5. As for the changes, some are good, some not so much. I like the extra background on the children, and Miss Price’s sad song reminding herself why she chose to remain unmarried. But the Portobello Road sequence now goes on way too long, feeling like it will never stop. I mean, I like the idea of a series of dances representing different regions of the British Empire (Sikhs, Jamaicans, etc.), but it simply never ends. There’s also a subplot of Roddy McDowall trying to woo Miss Price, but it only intrudes occasionally and doesn’t really go anywhere.
And, as I say, the movie itself was always a little uneven; not nearly as tight as Mary Poppins. The entire under the sea sequence doesn’t even pretend to be relevant to the plot and is pure filler, while the animated section as a whole (fun as it is) turns out to have no effect on the story. But when it’s good, it’s very good, anchored by marvelous lead performances by Angela Lansbury and David Tomlinson (I especially like the psychological realism near the end where he panics upon realizing how close he’s becoming to the others and tries to flee back to his responsibility-free lifestyle).
6. By the way, on the subject of the ‘Portobello Road’ sequence, this is one of the really annoying things about the perpetual “oh, how awful!” lamentations we get from people like the Verne biographer: we never get to simply appreciate the cultures themselves, because we’re always being made to feel sorry for them and ashamed of ourselves. On the other hand, ‘Portobello Road’ shows off Indians, Jamaicans, Scots, and so on, letting each one be thoroughly and joyfully itself without attaching any kind of negative or shameful feelings to them (something similar was done in Song of the South with southern Black culture: presenting it in a thoroughly positive way as something unique and admirable in itself. Which is why that film is swept under the rug as intolerably racist today).
Ironically enough (or perhaps not so ironically), our demands for ‘sensitivity’ toward different cultures seem to me to serve largely to alienate them further. I mean, when you can’t think of something without a sense of shame or discomfort, are you really going to have a very positive view or genuine interest in it?
7. Also revisiting Hilaire Belloc’s Europe and the Faith. Modern works of history and biography almost always give me the sense that the authors view the past with contempt for not being the present: that they take the idea that everything that’s happened before is chiefly important in that it led up to now.
The refreshing thing about Belloc is that he doesn’t.
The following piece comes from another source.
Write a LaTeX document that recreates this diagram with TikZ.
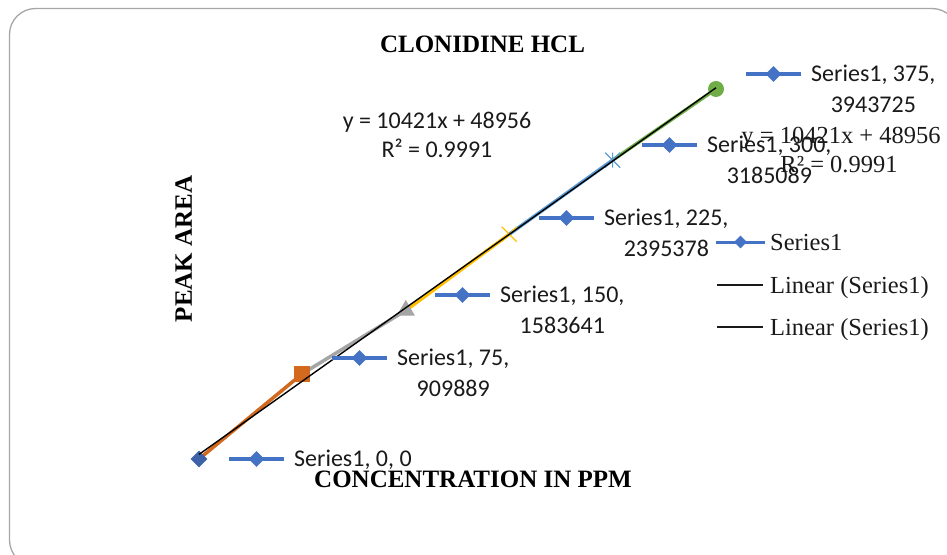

His conclusions are often highly questionable (e.g. his reading of the First World War and ‘Prussianism’ in general), but he is at least mostly free from any form of ‘chronological snobbery’ (as Lewis put it) and presents the past as he understands it, not according to the fashionable views of his time (more or less; no one’s quite free from that sort of thing, and Belloc had major blind spots regarding the First World War and the French Revolution, chiefly, it seems, because he or his family were personally involved).
People like this are invaluable because even when their conclusions are faulty, they show you other places to look and other perspectives to take that mainstream historical narratives tend to ignore or dismiss.